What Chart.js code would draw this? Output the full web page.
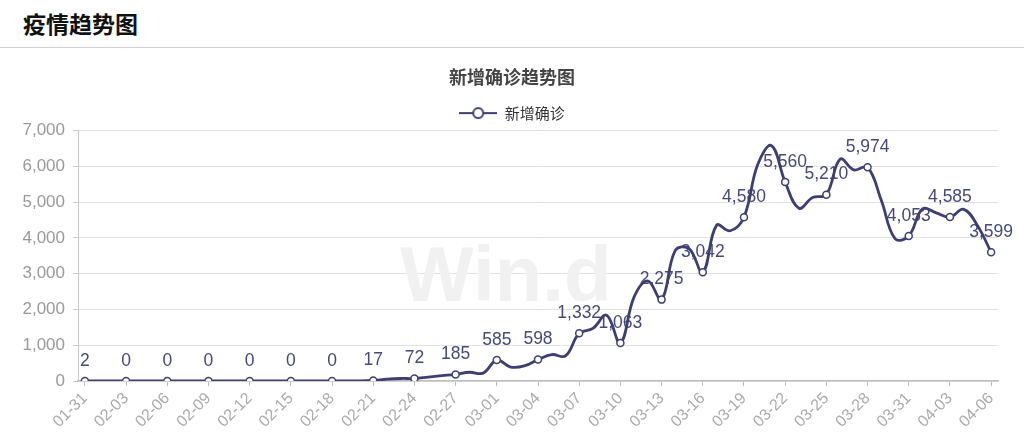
<!DOCTYPE html>
<html>
<head>
<meta charset="utf-8">
<script src="https://cdn.jsdelivr.net/npm/chart.js@4.4.0/dist/chart.umd.min.js"></script>
<style>
  html, body { margin: 0; padding: 0; background: #fff; }
  .header {
    height: 47px; border-bottom: 1px solid #cfcfcf; box-sizing: content-box;
    font-family: 'Noto Sans CJK SC', sans-serif; font-weight: bold; font-size: 23px;
    color: #111; line-height: 46px; padding-left: 23px;
  }
  .wrap { position: relative; width: 1024px; height: 397px; }
</style>
</head>
<body>
<div class="header">疫情趋势图</div>
<div class="wrap"><canvas id="trend"></canvas></div>
<script>
const dates = [
  '01-31','02-01','02-02','02-03','02-04','02-05','02-06','02-07','02-08','02-09',
  '02-10','02-11','02-12','02-13','02-14','02-15','02-16','02-17','02-18','02-19',
  '02-20','02-21','02-22','02-23','02-24','02-25','02-26','02-27','02-28','02-29',
  '03-01','03-02','03-03','03-04','03-05','03-06','03-07','03-08','03-09','03-10',
  '03-11','03-12','03-13','03-14','03-15','03-16','03-17','03-18','03-19','03-20',
  '03-21','03-22','03-23','03-24','03-25','03-26','03-27','03-28','03-29','03-30',
  '03-31','04-01','04-02','04-03','04-04','04-05','04-06'
];
const newCases = [
  2, 0, 0, 0, 0, 0, 0, 0, 0, 0,
  0, 0, 0, 0, 0, 0, 0, 0, 0, 0,
  1, 17, 50, 70, 72, 110, 150, 185, 245, 220,
  585, 390, 420, 598, 740, 700, 1332, 1470, 1840, 1063,
  2350, 2800, 2275, 3650, 3700, 3042, 4350, 4200, 4580, 6050,
  6580, 5560, 4830, 5130, 5210, 6200, 5900, 5974, 5050, 3980,
  4053, 4810, 4700, 4585, 4800, 4350, 3599
];
const yTicks = [0, 1000, 2000, 3000, 4000, 5000, 6000, 7000];
const labelEvery = 3;

const lineColor = '#3d3f72';
const numFont = "'Liberation Sans', Arial, sans-serif";
const cjkFont = "'Noto Sans CJK SC', sans-serif";

// legend icon: short line with a hollow circle
const legendIcon = document.createElement('canvas');
legendIcon.width = 38; legendIcon.height = 14;
(function () {
  const c = legendIcon.getContext('2d');
  c.strokeStyle = lineColor; c.lineWidth = 2;
  c.beginPath(); c.moveTo(0, 7); c.lineTo(38, 7); c.stroke();
  c.beginPath(); c.arc(19, 7, 5, 0, Math.PI * 2);
  c.fillStyle = '#fff'; c.fill(); c.stroke();
})();

const watermark = {
  id: 'watermark',
  beforeDatasetsDraw(chart) {
    const { ctx, chartArea } = chart;
    ctx.save();
    ctx.font = 'bold 78px ' + numFont;
    ctx.fillStyle = '#f1f1f1';
    ctx.textAlign = 'center';
    ctx.textBaseline = 'alphabetic';
    ctx.fillText('Win.d', chartArea.left + chartArea.width * 0.465, chartArea.top + chartArea.height * 0.68);
    ctx.restore();
  }
};

const valueLabels = {
  id: 'valueLabels',
  beforeDatasetsDraw(chart) {
    const ctx = chart.ctx;
    const meta = chart.getDatasetMeta(0);
    ctx.save();
    ctx.font = '17.5px ' + numFont;
    ctx.fillStyle = '#46487a';
    ctx.textAlign = 'center';
    ctx.textBaseline = 'middle';
    meta.data.forEach((pt, i) => {
      if (i % labelEvery) return;
      ctx.fillText(newCases[i].toLocaleString('en-US'), pt.x, pt.y - 20);
    });
    ctx.restore();
  }
};

new Chart(document.getElementById('trend'), {
  type: 'line',
  data: {
    labels: dates,
    datasets: [{
      label: '新增确诊',
      data: newCases,
      yAxisID: 'y',
      borderColor: lineColor,
      backgroundColor: '#fff',
      borderWidth: 2.8,
      tension: 0.4,
      pointRadius: ctx => ctx.dataIndex % labelEvery === 0 ? 3.5 : 0,
      pointBorderWidth: 1.5,
      pointBackgroundColor: '#fff',
      pointBorderColor: lineColor
    }]
  },
  options: {
    responsive: true,
    maintainAspectRatio: false,
    animation: false,
    layout: { padding: 0 },
    plugins: {
      title: {
        display: true,
        text: '新增确诊趋势图',
        color: '#444',
        font: { family: cjkFont, size: 18, weight: 'bold' },
        padding: { top: 18, bottom: 10 }
      },
      legend: {
        position: 'top',
        labels: {
          usePointStyle: true,
          pointStyle: legendIcon,
          pointStyleWidth: 38,
          color: '#333',
          padding: 8,
          font: { family: cjkFont, size: 15 }
        }
      },
      tooltip: { enabled: false }
    },
    scales: {
      x: {
        offset: true,
        afterFit: s => { s.height = 64; },
        grid: {
          offset: false,
          drawOnChartArea: false,
          tickLength: 5,
          color: ctx => ctx.index % labelEvery === 0 ? '#bdbdbd' : 'rgba(0,0,0,0)'
        },
        border: { color: '#bdbdbd', width: 1.5 },
        ticks: {
          autoSkip: false,
          minRotation: 45,
          maxRotation: 45,
          padding: 3,
          color: '#aaa',
          font: { family: numFont, size: 16 },
          callback: (v, i) => i % labelEvery === 0 ? dates[i] : ''
        }
      },
      y: {
        min: 0,
        max: 7000,
        afterFit: s => { s.width = 78; },
        afterBuildTicks: s => { s.ticks = yTicks.map(v => ({ value: v })); },
        grid: { color: '#e2e2e2', tickLength: 5, tickColor: '#c8c8c8' },
        border: { color: '#c8c8c8' },
        ticks: {
          padding: 8,
          color: '#999',
          font: { family: numFont, size: 17 },
          callback: v => v.toLocaleString('en-US')
        }
      },
      // empty right axis, only keeps the plot clear of the right edge
      yRight: {
        position: 'right',
        min: 0,
        max: 7000,
        afterFit: s => { s.width = 26; },
        grid: { display: false },
        border: { display: false },
        ticks: { display: false }
      }
    }
  },
  plugins: [watermark, valueLabels]
});
</script>
</body>
</html>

——————————

== What to work on ==
Transcribe the full listing above exactly as it stands, minus the pictures.

== Written answer ==
What Chart.js code would draw this? Output the full web page.
<!DOCTYPE html>
<html>
<head>
<meta charset="utf-8">
<script src="https://cdn.jsdelivr.net/npm/chart.js@4.4.0/dist/chart.umd.min.js"></script>
<style>
  html, body { margin: 0; padding: 0; background: #fff; }
  .header {
    height: 47px; border-bottom: 1px solid #cfcfcf; box-sizing: content-box;
    font-family: 'Noto Sans CJK SC', sans-serif; font-weight: bold; font-size: 23px;
    color: #111; line-height: 46px; padding-left: 23px;
  }
  .wrap { position: relative; width: 1024px; height: 397px; }
</style>
</head>
<body>
<div class="header">疫情趋势图</div>
<div class="wrap"><canvas id="trend"></canvas></div>
<script>
const dates = [
  '01-31','02-01','02-02','02-03','02-04','02-05','02-06','02-07','02-08','02-09',
  '02-10','02-11','02-12','02-13','02-14','02-15','02-16','02-17','02-18','02-19',
  '02-20','02-21','02-22','02-23','02-24','02-25','02-26','02-27','02-28','02-29',
  '03-01','03-02','03-03','03-04','03-05','03-06','03-07','03-08','03-09','03-10',
  '03-11','03-12','03-13','03-14','03-15','03-16','03-17','03-18','03-19','03-20',
  '03-21','03-22','03-23','03-24','03-25','03-26','03-27','03-28','03-29','03-30',
  '03-31','04-01','04-02','04-03','04-04','04-05','04-06'
];
const newCases = [
  2, 0, 0, 0, 0, 0, 0, 0, 0, 0,
  0, 0, 0, 0, 0, 0, 0, 0, 0, 0,
  1, 17, 50, 70, 72, 110, 150, 185, 245, 220,
  585, 390, 420, 598, 740, 700, 1332, 1470, 1840, 1063,
  2350, 2800, 2275, 3650, 3700, 3042, 4350, 4200, 4580, 6050,
  6580, 5560, 4830, 5130, 5210, 6200, 5900, 5974, 5050, 3980,
  4053, 4810, 4700, 4585, 4800, 4350, 3599
];
const yTicks = [0, 1000, 2000, 3000, 4000, 5000, 6000, 7000];
const labelEvery = 3;

const lineColor = '#3d3f72';
const numFont = "'Liberation Sans', Arial, sans-serif";
const cjkFont = "'Noto Sans CJK SC', sans-serif";

// legend icon: short line with a hollow circle
const legendIcon = document.createElement('canvas');
legendIcon.width = 38; legendIcon.height = 14;
(function () {
  const c = legendIcon.getContext('2d');
  c.strokeStyle = lineColor; c.lineWidth = 2;
  c.beginPath(); c.moveTo(0, 7); c.lineTo(38, 7); c.stroke();
  c.beginPath(); c.arc(19, 7, 5, 0, Math.PI * 2);
  c.fillStyle = '#fff'; c.fill(); c.stroke();
})();

const watermark = {
  id: 'watermark',
  beforeDatasetsDraw(chart) {
    const { ctx, chartArea } = chart;
    ctx.save();
    ctx.font = 'bold 78px ' + numFont;
    ctx.fillStyle = '#f1f1f1';
    ctx.textAlign = 'center';
    ctx.textBaseline = 'alphabetic';
    ctx.fillText('Win.d', chartArea.left + chartArea.width * 0.465, chartArea.top + chartArea.height * 0.68);
    ctx.restore();
  }
};

const valueLabels = {
  id: 'valueLabels',
  beforeDatasetsDraw(chart) {
    const ctx = chart.ctx;
    const meta = chart.getDatasetMeta(0);
    ctx.save();
    ctx.font = '17.5px ' + numFont;
    ctx.fillStyle = '#46487a';
    ctx.textAlign = 'center';
    ctx.textBaseline = 'middle';
    meta.data.forEach((pt, i) => {
      if (i % labelEvery) return;
      ctx.fillText(newCases[i].toLocaleString('en-US'), pt.x, pt.y - 20);
    });
    ctx.restore();
  }
};

new Chart(document.getElementById('trend'), {
  type: 'line',
  data: {
    labels: dates,
    datasets: [{
      label: '新增确诊',
      data: newCases,
      yAxisID: 'y',
      borderColor: lineColor,
      backgroundColor: '#fff',
      borderWidth: 2.8,
      tension: 0.4,
      pointRadius: ctx => ctx.dataIndex % labelEvery === 0 ? 3.5 : 0,
      pointBorderWidth: 1.5,
      pointBackgroundColor: '#fff',
      pointBorderColor: lineColor
    }]
  },
  options: {
    responsive: true,
    maintainAspectRatio: false,
    animation: false,
    layout: { padding: 0 },
    plugins: {
      title: {
        display: true,
        text: '新增确诊趋势图',
        color: '#444',
        font: { family: cjkFont, size: 18, weight: 'bold' },
        padding: { top: 18, bottom: 10 }
      },
      legend: {
        position: 'top',
        labels: {
          usePointStyle: true,
          pointStyle: legendIcon,
          pointStyleWidth: 38,
          color: '#333',
          padding: 8,
          font: { family: cjkFont, size: 15 }
        }
      },
      tooltip: { enabled: false }
    },
    scales: {
      x: {
        offset: true,
        afterFit: s => { s.height = 64; },
        grid: {
          offset: false,
          drawOnChartArea: false,
          tickLength: 5,
          color: ctx => ctx.index % labelEvery === 0 ? '#bdbdbd' : 'rgba(0,0,0,0)'
        },
        border: { color: '#bdbdbd', width: 1.5 },
        ticks: {
          autoSkip: false,
          minRotation: 45,
          maxRotation: 45,
          padding: 3,
          color: '#aaa',
          font: { family: numFont, size: 16 },
          callback: (v, i) => i % labelEvery === 0 ? dates[i] : ''
        }
      },
      y: {
        min: 0,
        max: 7000,
        afterFit: s => { s.width = 78; },
        afterBuildTicks: s => { s.ticks = yTicks.map(v => ({ value: v })); },
        grid: { color: '#e2e2e2', tickLength: 5, tickColor: '#c8c8c8' },
        border: { color: '#c8c8c8' },
        ticks: {
          padding: 8,
          color: '#999',
          font: { family: numFont, size: 17 },
          callback: v => v.toLocaleString('en-US')
        }
      },
      // empty right axis, only keeps the plot clear of the right edge
      yRight: {
        position: 'right',
        min: 0,
        max: 7000,
        afterFit: s => { s.width = 26; },
        grid: { display: false },
        border: { display: false },
        ticks: { display: false }
      }
    }
  },
  plugins: [watermark, valueLabels]
});
</script>
</body>
</html>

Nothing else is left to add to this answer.